Friday 21 November 2014

This week at Abu Dis Boys School, the students wrote letters to children in England about their lives in Abu Dis. The pupils brought up the usual topics of sport, food and games - and, naturally, a lot of them mentioned the hardships that the Israeli occupation has on their lives and education.

Each of the children then read out the favourite thing that they wrote down.

My favourite was 14 year-old Kalam's, who wrote: I am happy resisting the occupation by knowledge and education.

The children had free reign on how to present their letters and Mohammad wrote his inside a heart. It was particularly nice to read his, as just a few weeks before Israeli soldiers had invaded the school and fired tear gas canisters on the playground - one of which struck his shoulder.

14 year-old Mohammad (right) who was struck by an Israeli tear gas canister whilst playing on the playground.

Saturday 18 October 2014

Qais and Adam from Abu Dis Boys' School visit Camden

In early October,  school students from Abu Dis Boys' School and from the Arab Institute were part of a CADFA group of visitors to London and the north of England.  It was a great visit for them and for us in London. 

Their project blog is HERE.

As part of their visit they went to schools and youth clubs. This is a picture of them and school students at a school in Pendle, Lancashire.

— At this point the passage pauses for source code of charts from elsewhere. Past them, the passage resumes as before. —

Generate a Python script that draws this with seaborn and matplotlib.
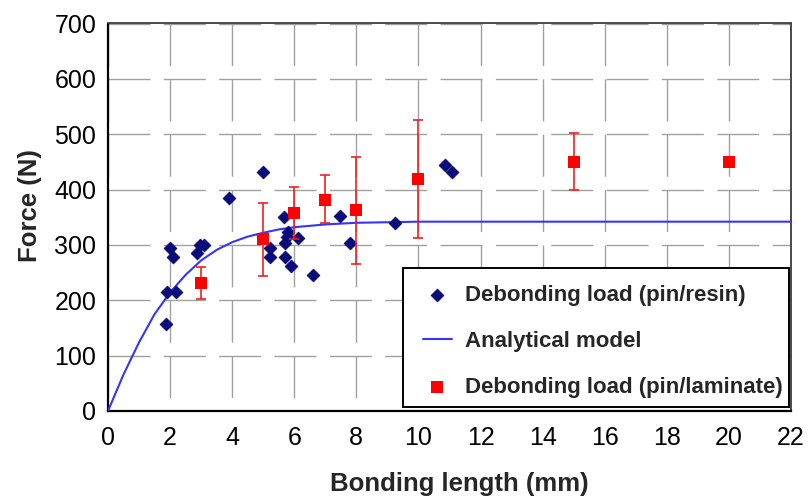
import matplotlib
matplotlib.use("Agg")
import matplotlib.pyplot as plt
from matplotlib.patches import Rectangle
import seaborn as sns
import pandas as pd

# Debonding load measured on pin/resin specimens
resin_length = [1.87, 1.90, 2.19, 2.00, 2.08, 2.88, 2.96, 3.09, 3.91, 5.00,
                5.22, 5.22, 5.67, 5.81, 5.76, 6.13, 5.70, 5.70, 5.91, 6.59,
                7.48, 7.80, 9.24, 10.85, 11.07]
resin_force = [157, 215, 215, 294, 279, 285, 300, 300, 384, 432,
               294, 279, 351, 324, 315, 312, 303, 279, 262, 246,
               353, 303, 340, 444, 432]

# Analytical model
model_length = [0, 0.5, 1, 1.5, 2, 2.5, 3, 3.5, 4, 4.5, 5, 5.5, 6, 7, 8, 9,
                10, 12, 14, 16, 18, 20, 22]
model_force = [0, 66, 124, 175, 214, 246, 272, 291, 305, 315, 322, 328, 332,
               337, 340, 341, 342, 342, 342, 342, 342, 342, 342]

# Debonding load measured on pin/laminate specimens (mean, min, max)
lam_length = [3, 5, 6, 7, 8, 10, 15, 20]
lam_force = [231, 310, 358, 381, 364, 419, 450, 450]
lam_low = [202, 243, 310, 339, 266, 312, 399, 450]
lam_high = [261, 376, 405, 426, 459, 526, 503, 450]

x_ticks = list(range(0, 23, 2))
y_ticks = list(range(0, 701, 100))

sns.set_theme(style="white")
plt.rcParams["font.family"] = ["Liberation Sans", "DejaVu Sans"]

fig = plt.figure(figsize=(8.08, 5.00), dpi=100)
ax = fig.add_axes([108 / 808, 89 / 500, 683 / 808, 387.5 / 500])

resin = pd.DataFrame({"length": resin_length, "force": resin_force})
model = pd.DataFrame({"length": model_length, "force": model_force})
lam = pd.DataFrame({"length": lam_length, "force": lam_force})

sns.scatterplot(data=resin, x="length", y="force", marker="D", s=40,
                color="#0b0b7a", edgecolor="#0b0b7a", linewidth=0.8,
                label="Debonding load (pin/resin)", ax=ax, zorder=4)
sns.lineplot(data=model, x="length", y="force", color="#3535f5", lw=1.5,
             label="Analytical model", ax=ax, zorder=3)

err_lo = [f - lo for f, lo in zip(lam_force, lam_low)]
err_hi = [hi - f for f, hi in zip(lam_force, lam_high)]
ax.errorbar(lam_length, lam_force, yerr=[err_lo, err_hi], fmt="none",
            ecolor="#f02020", elinewidth=1.2, capsize=3.8, capthick=1.2,
            zorder=4)
sns.scatterplot(data=lam, x="length", y="force", marker="s", s=80,
                color="#ff0000", edgecolor="#ff0000", linewidth=0,
                label="Debonding load (pin/laminate)", ax=ax, zorder=5)

ax.set_xlim(0, 22)
ax.set_ylim(0, 700)
ax.set_xticks(x_ticks)
ax.set_yticks(y_ticks)

# dashed grid, period equal to 100 N on the vertical scale
ax.grid(axis="x", color="#a0a0a0", lw=1.0, linestyle=(30.2, (30.2, 9.65)))
ax.grid(axis="y", color="#a0a0a0", lw=1.0, linestyle=(0, (30.2, 9.65)))
ax.set_axisbelow(True)

for side in ("left", "bottom"):
    ax.spines[side].set_color("black")
    ax.spines[side].set_linewidth(1.6)
for side in ("top", "right"):
    ax.spines[side].set_color("#3c3c3c")
    ax.spines[side].set_linewidth(1.3)

ax.tick_params(axis="both", direction="out", length=5.5, width=1.4,
               color="black", labelsize=18, labelcolor="black")
ax.tick_params(axis="x", pad=5)
ax.tick_params(axis="y", pad=3)

ax.set_xlabel("Bonding length (mm)", fontsize=18.5, fontweight="bold",
              labelpad=16)
ax.set_ylabel("Force (N)", fontsize=18.5, fontweight="bold", labelpad=9)
ax.xaxis.label.set_x(0.515)
ax.yaxis.label.set_y(0.53)

# legend box: white panel with a black border in the lower right corner
box = Rectangle((0.4319, 0.0103), 0.5652, 0.3587, transform=ax.transAxes,
                facecolor="white", edgecolor="black", lw=1.4, zorder=9)
ax.add_patch(box)

leg = ax.legend(loc="upper left", bbox_to_anchor=(0.4612, 0.3244),
                frameon=False, prop={"size": 16, "weight": "bold"},
                borderpad=0, borderaxespad=0, labelspacing=1.12,
                handlelength=1.3, handletextpad=0.6, markerscale=1.0)
leg.set_zorder(10)

fig.savefig("out.png", dpi=100)
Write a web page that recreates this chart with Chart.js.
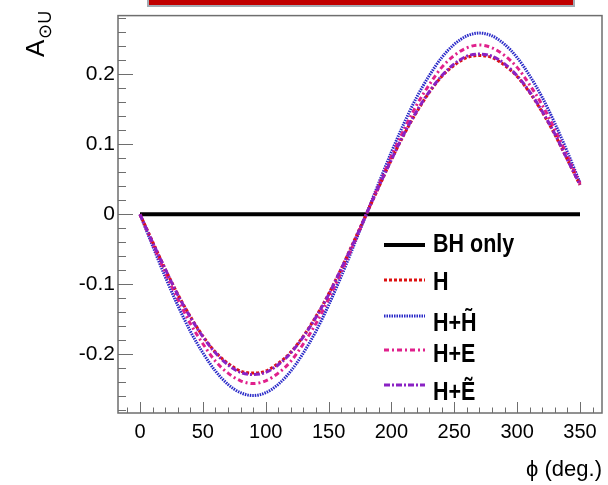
<!DOCTYPE html>
<html>
<head>
<meta charset="utf-8">
<script src="https://cdn.jsdelivr.net/npm/chart.js@4.4.1/dist/chart.umd.min.js"></script>
<style>
  html, body { margin: 0; padding: 0; background: #fff; }
  canvas { display: block; }
</style>
</head>
<body>
<canvas id="chart" width="608" height="485"></canvas>
<script>
// phi in degrees, asymmetry values
const phi = [0, 10, 20, 30, 40, 50, 60, 70, 80, 90, 100, 110, 120, 130, 140, 150, 160, 170,
             180, 190, 200, 210, 220, 230, 240, 250, 260, 270, 280, 290, 300, 310, 320, 330, 340, 350];
const bhOnly = [0, 0, 0, 0, 0, 0, 0, 0, 0, 0, 0, 0, 0, 0, 0, 0, 0, 0,
                0, 0, 0, 0, 0, 0, 0, 0, 0, 0, 0, 0, 0, 0, 0, 0, 0, 0];
const hOnly = [0, -0.039, -0.078, -0.114, -0.146, -0.174, -0.197, -0.213, -0.224, -0.227, -0.224, -0.213, -0.197, -0.174, -0.146, -0.114, -0.078, -0.039,
               0, 0.039, 0.078, 0.114, 0.146, 0.174, 0.197, 0.213, 0.224, 0.227, 0.224, 0.213, 0.197, 0.174, 0.146, 0.114, 0.078, 0.042];
const hHtilde = [0, -0.045, -0.089, -0.130, -0.167, -0.198, -0.224, -0.243, -0.255, -0.259, -0.255, -0.243, -0.224, -0.198, -0.167, -0.130, -0.089, -0.045,
                 0, 0.045, 0.089, 0.130, 0.167, 0.198, 0.224, 0.243, 0.255, 0.259, 0.255, 0.243, 0.224, 0.198, 0.167, 0.130, 0.089, 0.045];
const hE = [0, -0.042, -0.083, -0.121, -0.156, -0.185, -0.210, -0.227, -0.238, -0.242, -0.238, -0.227, -0.210, -0.185, -0.156, -0.121, -0.083, -0.042,
            0, 0.042, 0.083, 0.121, 0.156, 0.185, 0.210, 0.227, 0.238, 0.242, 0.238, 0.227, 0.210, 0.185, 0.156, 0.121, 0.083, 0.044];
const hEtilde = [0, -0.040, -0.078, -0.115, -0.147, -0.175, -0.198, -0.215, -0.226, -0.229, -0.226, -0.215, -0.198, -0.175, -0.147, -0.115, -0.078, -0.040,
                 0, 0.040, 0.078, 0.115, 0.147, 0.175, 0.198, 0.215, 0.226, 0.229, 0.226, 0.215, 0.198, 0.175, 0.147, 0.115, 0.078, 0.042];
const seriesLabels = ['BH only', 'H', 'H+H\u0303', 'H+E', 'H+\u1EBC'];

const xTicks = [0, 50, 100, 150, 200, 250, 300, 350];
const xTickLabels = ['0', '50', '100', '150', '200', '250', '300', '350'];
const yTicks = [-0.2, -0.1, 0, 0.1, 0.2];
const yTickLabels = ['-0.2', '-0.1', '0', '0.1', '0.2'];

const SANS = "'Liberation Sans', Arial, sans-serif";

function pts(arr) {
    return phi.map((p, i) => ({ x: p, y: arr[i] }));
}

// frame, inward ticks, legend, y title, top box
const rootLook = {
    id: 'rootLook',
    beforeDatasetsDraw(chart) {
        const { ctx, chartArea: a, scales: { x, y } } = chart;
        ctx.save();
        ctx.strokeStyle = '#6e6e6e';
        ctx.lineWidth = 1.5;
        ctx.strokeRect(a.left, a.top, a.right - a.left, a.bottom - a.top);
        ctx.lineWidth = 1;
        // x ticks
        for (let v = -10; v <= 360; v += 10) {
            const px = Math.round(x.getPixelForValue(v)) + 0.5;
            const len = v % 50 === 0 ? 11 : 5.5;
            ctx.beginPath(); ctx.moveTo(px, a.bottom); ctx.lineTo(px, a.bottom - len); ctx.stroke();
        }
        // y ticks
        for (let k = -14; k <= 14; k++) {
            const py = Math.round(y.getPixelForValue(k * 0.02)) + 0.5;
            const len = k % 5 === 0 ? 15 : 8;
            ctx.beginPath(); ctx.moveTo(a.left, py); ctx.lineTo(a.left + len, py); ctx.stroke();
        }
        ctx.restore();
    },
    afterDatasetsDraw(chart) {
        const ctx = chart.ctx;
        const ds = chart.data.datasets;
        ctx.save();
        // legend
        const rowY = [245, 280, 316, 350, 385];
        const baseY = [252, 290, 331, 362, 400];
        ds.forEach((d, i) => {
            ctx.strokeStyle = d.borderColor;
            ctx.lineWidth = d.borderWidth;
            ctx.setLineDash(d.borderDash || []);
            ctx.beginPath(); ctx.moveTo(384, rowY[i]); ctx.lineTo(425, rowY[i]); ctx.stroke();
            ctx.setLineDash([]);
            ctx.save();
            ctx.translate(433, baseY[i]);
            ctx.scale(0.86, 1);
            ctx.fillStyle = '#000';
            ctx.font = "bold 25px " + SANS;
            ctx.textBaseline = 'alphabetic';
            ctx.fillText(d.label, 0, 0);
            ctx.restore();
        });
        // y axis title A_{⊙U}
        ctx.fillStyle = '#000';
        ctx.translate(44, 57);
        ctx.rotate(-Math.PI / 2);
        ctx.font = "26px " + SANS;
        ctx.fillText('A', 0, 0);
        const w = ctx.measureText('A').width;
        ctx.font = "18px " + SANS;
        ctx.fillText('\u2299U', w + 1, 7);
        ctx.restore();
        // red box at the top
        ctx.save();
        ctx.fillStyle = '#c00000';
        ctx.fillRect(148, -2, 426, 8);
        ctx.strokeStyle = '#a3abb3';
        ctx.lineWidth = 2;
        ctx.strokeRect(148, -2, 426, 8);
        ctx.restore();
    }
};

new Chart(document.getElementById('chart'), {
    type: 'line',
    data: {
        datasets: [
            { label: seriesLabels[0], data: pts(bhOnly), borderColor: '#000000', borderWidth: 4, order: 5 },
            { label: seriesLabels[1], data: pts(hOnly), borderColor: '#dd1111', borderWidth: 3, borderDash: [3, 2], order: 2 },
            { label: seriesLabels[2], data: pts(hHtilde), borderColor: '#2a2ac8', borderWidth: 3, borderDash: [1.5, 1], order: 4 },
            { label: seriesLabels[3], data: pts(hE), borderColor: '#e0208c', borderWidth: 3, borderDash: [5, 3, 2, 3], order: 3 },
            { label: seriesLabels[4], data: pts(hEtilde), borderColor: '#8a22c4', borderWidth: 3, borderDash: [6, 2, 2, 2], order: 1 }
        ]
    },
    options: {
        responsive: false,
        animation: false,
        devicePixelRatio: 1,
        layout: { padding: { left: 0, right: 6, top: 15, bottom: 0 } },
        elements: {
            point: { radius: 0 },
            line: { cubicInterpolationMode: 'monotone', fill: false }
        },
        plugins: { legend: { display: false }, tooltip: { enabled: false } },
        scales: {
            x: {
                type: 'linear', min: -17.5, max: 367.5,
                afterBuildTicks: s => { s.ticks = xTicks.map(v => ({ value: v })); },
                afterFit: s => { s.height = 72; },
                grid: { display: false, drawTicks: false },
                border: { display: false },
                ticks: {
                    callback: (v, i) => xTickLabels[i],
                    color: '#000', font: { family: SANS, size: 20 },
                    padding: 7, maxRotation: 0, autoSkip: false
                },
                title: {
                    display: true, text: '\u03D5 (deg.)', align: 'end', color: '#000',
                    font: { family: SANS, size: 22 }, padding: { top: 0, bottom: 2 }
                }
            },
            y: {
                type: 'linear', min: -0.284, max: 0.284,
                afterBuildTicks: s => { s.ticks = yTicks.map(v => ({ value: v })); },
                afterFit: s => { s.width = 118; },
                grid: { display: false, drawTicks: false },
                border: { display: false },
                ticks: {
                    callback: (v, i) => yTickLabels[i],
                    color: '#000', font: { family: SANS, size: 21 },
                    padding: 3, autoSkip: false
                }
            }
        }
    },
    plugins: [rootLook]
});
</script>
</body>
</html>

In Camden, they met many young people and several students from LSU took part in the visit.  

Their visit included 

a lunchtime visit to LSU!

and an assembly at Camden School for Girls. The young people made a presentation about their lives in Palestine. After that they had a tour of the school and were really impressed.

Friday 18 April 2014

Tear Gas

Week 4. At the start of the week our session at Abu Dis Boys school was cancelled. The school had been tear gassed by Israeli soldiers. Apparently this is not a rare occurrence here, the school strongly resembles a prison due to a combination of security needs and lack of funding. This means there is nowhere for kids to escape when the air turns to poison. About 4% of the Abu dis boys are currently incarcerated in Israeli jails. Human rights violations are commonplace in these overcrowded underdungeons. Physical and mental torture, sometimes resulting In death, is utilised to punish the prisoners and coerce confessions. Stories are told of prisoners being beaten to death or having their families brought in, so their screams can be heard.The boys are there for petty crimes such as throwing stones at heavily armed soldiers. 

In an area rife with complex social and economic problems including the occupation I would argue a child's access to a decent education is more vital than back in the UK. How would you feel if your son's education was being routinely hampered by soldiers? This generations' education is a corner stone in the future peace of the region and if the soldiers here are working for peace they would also be working to protect a child's right to education.

The teachers are keen to improve the school however it is massively underfunded and evidence of this can be seen everywhere. Classrooms are somewhat bare and supplies are minimal if even available. This is the equivalent of working class but with none of the luxuries working class people in England generally receive, like stationary, uniforms and the opportunity of freedom. We've met boys who have come through this school and are now adults. None of them like the school, nor do they have positive things to say about the reputation of the school. It seems painfully obvious that they have come to realise that they could've had more. They could've worked harder. Their education could've been better if the occupation had not drained their land of opportunity. This is the most they are given, when we live in a world where people can buy islands, the young men of Abu Dis must find their own way.

Tuesday 17 December 2013


Today was the last day for me at Abu Dis Boys School. For the past three months I have really enjoyed working with the students here who are full of ideas and have been so welcoming. I would have liked to have had more sessions with them, but due a combination of the teachers strike, clashes and storm Alexa last week, I have not been there for a while. Now the school must catch up on work that has been missed and prepare for exams now until the end of January. Instead we will try to organise extra classes in Darasadaqa.

Whilst saying "goodbye" to Abu Dis Boys, it was also a time to say "hello" to the new volunteers in Abu Dis. I'm sure that Lawson and Robert will do great work at this school and be welcomed too.

Sunday 17 November 2013


Today the Boys made menus for a Palestinian restaurant. First they thought of a name for their restaurant and then they chose food they wanted to serve at the restaurant. They restaurant had choice between a starter, main course and a desert, followed by a selection of drinks. They also put the price of the food. 

Tuesday 5 November 2013


Today the boys from grade 7 were asked what they knew about London. Some of them thought that London had 6,000 people, so they were very surprised to find that London is a big city of over 8,000,000 people. That is more than the whole population of Palestine in one city! The boys had heard of Big Ben and knew about the Olympics. During the 2012 Games they watched swimming, javelin, running, basketball and tennis. When I showed them a picture of 'my house' they were very surprised at how big it is. This is because in actual fact I showed them a picture of Buckingham Palace. I told them that if I ever become King they will all be invited to stay there. Then the bell rang and it was the end of class. Their homework is to look at this blog... lets see if they remember.

Maybe the classes in London can tell us what they think about Palestine?